>>>>>

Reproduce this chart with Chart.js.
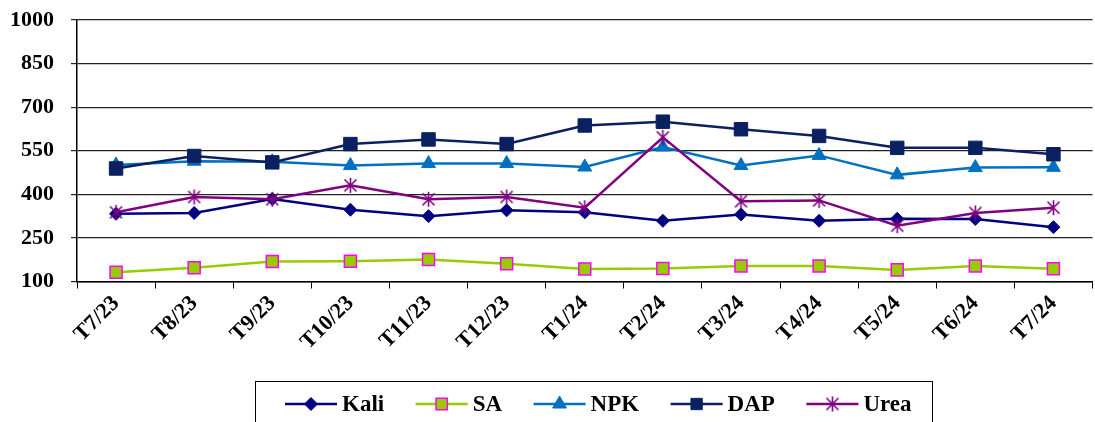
<!DOCTYPE html>
<html>
<head>
<meta charset="utf-8">
<script src="https://cdn.jsdelivr.net/npm/chart.js@4/dist/chart.umd.min.js"></script>
<style>
  html, body { margin: 0; padding: 0; background: #fff; overflow: hidden; }
  #wrap { position: relative; width: 1103px; height: 422px; }
</style>
</head>
<body>
<div id="wrap"><canvas id="c"></canvas></div>
<script>
// Monthly fertilizer prices, July 2023 – July 2024
const months = ['T7/23','T8/23','T9/23','T10/23','T11/23','T12/23','T1/24','T2/24','T3/24','T4/24','T5/24','T6/24','T7/24'];
const kali = [333, 336, 384, 347, 325, 345, 338, 309, 331, 309, 316, 315, 287];
const sa   = [132, 147, 169, 170, 176, 161, 143, 145, 153, 153, 140, 153, 144];
const npk  = [501, 514, 512, 499, 506, 506, 494, 563, 499, 534, 467, 492, 493];
const dap  = [489, 532, 510, 573, 589, 573, 637, 650, 624, 601, 560, 560, 538];
const urea = [338, 391, 383, 431, 383, 391, 354, 596, 376, 379, 292, 336, 354];
const yTicks = [100, 250, 400, 550, 700, 850, 1000];

const SERIF = '"Liberation Serif", "Times New Roman", serif';

// asterisk marker: vertical stroke crossed by an X
function makeStar(size, color, lw) {
  const c = document.createElement('canvas');
  c.width = size; c.height = size;
  const g = c.getContext('2d');
  g.strokeStyle = color; g.lineWidth = lw; g.lineCap = 'butt';
  const m = size / 2, r = size / 2 - 1;
  g.beginPath();
  g.moveTo(m, m - r); g.lineTo(m, m + r);
  g.moveTo(m - r * 0.8, m - r * 0.8); g.lineTo(m + r * 0.8, m + r * 0.8);
  g.moveTo(m + r * 0.8, m - r * 0.8); g.lineTo(m - r * 0.8, m + r * 0.8);
  g.stroke();
  return c;
}
const starImg = makeStar(17, '#800080', 1.6);

const series = [
  { label: 'Kali', data: kali, color: '#000080', fill: '#000080', style: 'rectRot', radius: 6.5, border: '#000080', bw: 1, order: 4 },
  { label: 'SA',   data: sa,   color: '#99CC00', fill: '#99CC00', style: 'rect',    radius: 8.5, border: '#FF00FF', bw: 1.5, order: 3 },
  { label: 'NPK',  data: npk,  color: '#0070C0', fill: '#0070C0', style: 'triangle', radius: 8, border: '#0070C0', bw: 1, order: 2 },
  { label: 'DAP',  data: dap,  color: '#0A2060', fill: '#0A2060', style: 'rect',    radius: 9.5, border: '#0A2060', bw: 1, order: 1 },
  { label: 'Urea', data: urea, color: '#800080', fill: '#800080', style: starImg,   radius: 8, border: '#800080', bw: 1, order: 0 }
];

// boxed legend drawn under the axis labels
const boxLegend = {
  id: 'boxLegend',
  afterDraw(chart) {
    const ctx = chart.ctx;
    const cy = 404;
    const lineLen = 52, gapText = 5, gapItem = 31.5;
    ctx.save();
    ctx.font = 'bold 23px ' + SERIF;
    let x = 285;
    const startX = x;
    series.forEach(s => {
      ctx.strokeStyle = s.color; ctx.lineWidth = 2.5;
      ctx.beginPath(); ctx.moveTo(x, cy); ctx.lineTo(x + lineLen, cy); ctx.stroke();
      const mx = x + lineLen / 2;
      if (s.style === starImg) {
        ctx.drawImage(starImg, mx - starImg.width / 2, cy - starImg.height / 2);
      } else {
        ctx.fillStyle = s.fill; ctx.strokeStyle = s.border; ctx.lineWidth = s.bw;
        Chart.helpers.drawPoint(ctx, {
          pointStyle: s.style, radius: s.style === 'rect' ? 8 : s.radius, rotation: 0, borderWidth: s.bw
        }, mx, cy);
      }
      x += lineLen + gapText;
      ctx.fillStyle = '#000'; ctx.textAlign = 'left'; ctx.textBaseline = 'middle';
      ctx.fillText(s.label, x, cy + 1);
      x += ctx.measureText(s.label).width + gapItem;
    });
    const endX = x - gapItem;
    ctx.strokeStyle = '#000'; ctx.lineWidth = 1;
    ctx.strokeRect(Math.round(startX - 30) + 0.5, 381.5, Math.round(endX + 20 - (startX - 30)), 60);
    ctx.restore();
  }
};

new Chart(document.getElementById('c'), {
  type: 'line',
  data: {
    labels: months,
    datasets: series.map(s => ({
      label: s.label,
      data: s.data,
      borderColor: s.color,
      borderWidth: 2.5,
      backgroundColor: s.fill,
      pointStyle: s.style,
      pointRadius: s.radius,
      pointHoverRadius: s.radius,
      pointBackgroundColor: s.fill,
      pointBorderColor: s.border,
      pointBorderWidth: s.bw,
      tension: 0,
      fill: false,
      order: s.order
    }))
  },
  options: {
    responsive: true,
    maintainAspectRatio: false,
    animation: false,
    events: [],
    layout: { padding: { top: 20, left: 0, right: 1, bottom: 0 } },
    plugins: { legend: { display: false }, tooltip: { enabled: false } },
    scales: {
      x: {
        type: 'category',
        offset: true,
        grid: { display: true, drawOnChartArea: false, drawTicks: true, tickLength: 7, color: '#000', offset: true, lineWidth: 1 },
        border: { display: true, color: '#000', width: 1.5 },
        ticks: {
          color: '#000', font: { family: SERIF, size: 22, weight: 'bold' },
          minRotation: 45, maxRotation: 45, autoSkip: false, padding: 2
        },
        afterFit(scale) { scale.height = 140.5; }
      },
      y: {
        min: 100, max: 1000,
        afterBuildTicks(scale) { scale.ticks = yTicks.map(v => ({ value: v })); },
        grid: { color: '#222', lineWidth: 1.2, drawTicks: true, tickLength: 6 },
        border: { display: true, color: '#000', width: 1.5 },
        ticks: {
          color: '#000', font: { family: SERIF, size: 22, weight: 'bold' }, padding: 17,
          callback: v => String(v)
        },
        afterFit(scale) {
          scale.width = 77;
          scale.paddingTop = 0;
          scale.paddingBottom = 0;
        }
      }
    }
  },
  plugins: [boxLegend]
});
</script>
</body>
</html>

<<<<<

Omit every picture while copying the listing above exactly.

## Result of this task
Reproduce this chart with Chart.js.
<!DOCTYPE html>
<html>
<head>
<meta charset="utf-8">
<script src="https://cdn.jsdelivr.net/npm/chart.js@4/dist/chart.umd.min.js"></script>
<style>
  html, body { margin: 0; padding: 0; background: #fff; overflow: hidden; }
  #wrap { position: relative; width: 1103px; height: 422px; }
</style>
</head>
<body>
<div id="wrap"><canvas id="c"></canvas></div>
<script>
// Monthly fertilizer prices, July 2023 – July 2024
const months = ['T7/23','T8/23','T9/23','T10/23','T11/23','T12/23','T1/24','T2/24','T3/24','T4/24','T5/24','T6/24','T7/24'];
const kali = [333, 336, 384, 347, 325, 345, 338, 309, 331, 309, 316, 315, 287];
const sa   = [132, 147, 169, 170, 176, 161, 143, 145, 153, 153, 140, 153, 144];
const npk  = [501, 514, 512, 499, 506, 506, 494, 563, 499, 534, 467, 492, 493];
const dap  = [489, 532, 510, 573, 589, 573, 637, 650, 624, 601, 560, 560, 538];
const urea = [338, 391, 383, 431, 383, 391, 354, 596, 376, 379, 292, 336, 354];
const yTicks = [100, 250, 400, 550, 700, 850, 1000];

const SERIF = '"Liberation Serif", "Times New Roman", serif';

// asterisk marker: vertical stroke crossed by an X
function makeStar(size, color, lw) {
  const c = document.createElement('canvas');
  c.width = size; c.height = size;
  const g = c.getContext('2d');
  g.strokeStyle = color; g.lineWidth = lw; g.lineCap = 'butt';
  const m = size / 2, r = size / 2 - 1;
  g.beginPath();
  g.moveTo(m, m - r); g.lineTo(m, m + r);
  g.moveTo(m - r * 0.8, m - r * 0.8); g.lineTo(m + r * 0.8, m + r * 0.8);
  g.moveTo(m + r * 0.8, m - r * 0.8); g.lineTo(m - r * 0.8, m + r * 0.8);
  g.stroke();
  return c;
}
const starImg = makeStar(17, '#800080', 1.6);

const series = [
  { label: 'Kali', data: kali, color: '#000080', fill: '#000080', style: 'rectRot', radius: 6.5, border: '#000080', bw: 1, order: 4 },
  { label: 'SA',   data: sa,   color: '#99CC00', fill: '#99CC00', style: 'rect',    radius: 8.5, border: '#FF00FF', bw: 1.5, order: 3 },
  { label: 'NPK',  data: npk,  color: '#0070C0', fill: '#0070C0', style: 'triangle', radius: 8, border: '#0070C0', bw: 1, order: 2 },
  { label: 'DAP',  data: dap,  color: '#0A2060', fill: '#0A2060', style: 'rect',    radius: 9.5, border: '#0A2060', bw: 1, order: 1 },
  { label: 'Urea', data: urea, color: '#800080', fill: '#800080', style: starImg,   radius: 8, border: '#800080', bw: 1, order: 0 }
];

// boxed legend drawn under the axis labels
const boxLegend = {
  id: 'boxLegend',
  afterDraw(chart) {
    const ctx = chart.ctx;
    const cy = 404;
    const lineLen = 52, gapText = 5, gapItem = 31.5;
    ctx.save();
    ctx.font = 'bold 23px ' + SERIF;
    let x = 285;
    const startX = x;
    series.forEach(s => {
      ctx.strokeStyle = s.color; ctx.lineWidth = 2.5;
      ctx.beginPath(); ctx.moveTo(x, cy); ctx.lineTo(x + lineLen, cy); ctx.stroke();
      const mx = x + lineLen / 2;
      if (s.style === starImg) {
        ctx.drawImage(starImg, mx - starImg.width / 2, cy - starImg.height / 2);
      } else {
        ctx.fillStyle = s.fill; ctx.strokeStyle = s.border; ctx.lineWidth = s.bw;
        Chart.helpers.drawPoint(ctx, {
          pointStyle: s.style, radius: s.style === 'rect' ? 8 : s.radius, rotation: 0, borderWidth: s.bw
        }, mx, cy);
      }
      x += lineLen + gapText;
      ctx.fillStyle = '#000'; ctx.textAlign = 'left'; ctx.textBaseline = 'middle';
      ctx.fillText(s.label, x, cy + 1);
      x += ctx.measureText(s.label).width + gapItem;
    });
    const endX = x - gapItem;
    ctx.strokeStyle = '#000'; ctx.lineWidth = 1;
    ctx.strokeRect(Math.round(startX - 30) + 0.5, 381.5, Math.round(endX + 20 - (startX - 30)), 60);
    ctx.restore();
  }
};

new Chart(document.getElementById('c'), {
  type: 'line',
  data: {
    labels: months,
    datasets: series.map(s => ({
      label: s.label,
      data: s.data,
      borderColor: s.color,
      borderWidth: 2.5,
      backgroundColor: s.fill,
      pointStyle: s.style,
      pointRadius: s.radius,
      pointHoverRadius: s.radius,
      pointBackgroundColor: s.fill,
      pointBorderColor: s.border,
      pointBorderWidth: s.bw,
      tension: 0,
      fill: false,
      order: s.order
    }))
  },
  options: {
    responsive: true,
    maintainAspectRatio: false,
    animation: false,
    events: [],
    layout: { padding: { top: 20, left: 0, right: 1, bottom: 0 } },
    plugins: { legend: { display: false }, tooltip: { enabled: false } },
    scales: {
      x: {
        type: 'category',
        offset: true,
        grid: { display: true, drawOnChartArea: false, drawTicks: true, tickLength: 7, color: '#000', offset: true, lineWidth: 1 },
        border: { display: true, color: '#000', width: 1.5 },
        ticks: {
          color: '#000', font: { family: SERIF, size: 22, weight: 'bold' },
          minRotation: 45, maxRotation: 45, autoSkip: false, padding: 2
        },
        afterFit(scale) { scale.height = 140.5; }
      },
      y: {
        min: 100, max: 1000,
        afterBuildTicks(scale) { scale.ticks = yTicks.map(v => ({ value: v })); },
        grid: { color: '#222', lineWidth: 1.2, drawTicks: true, tickLength: 6 },
        border: { display: true, color: '#000', width: 1.5 },
        ticks: {
          color: '#000', font: { family: SERIF, size: 22, weight: 'bold' }, padding: 17,
          callback: v => String(v)
        },
        afterFit(scale) {
          scale.width = 77;
          scale.paddingTop = 0;
          scale.paddingBottom = 0;
        }
      }
    }
  },
  plugins: [boxLegend]
});
</script>
</body>
</html>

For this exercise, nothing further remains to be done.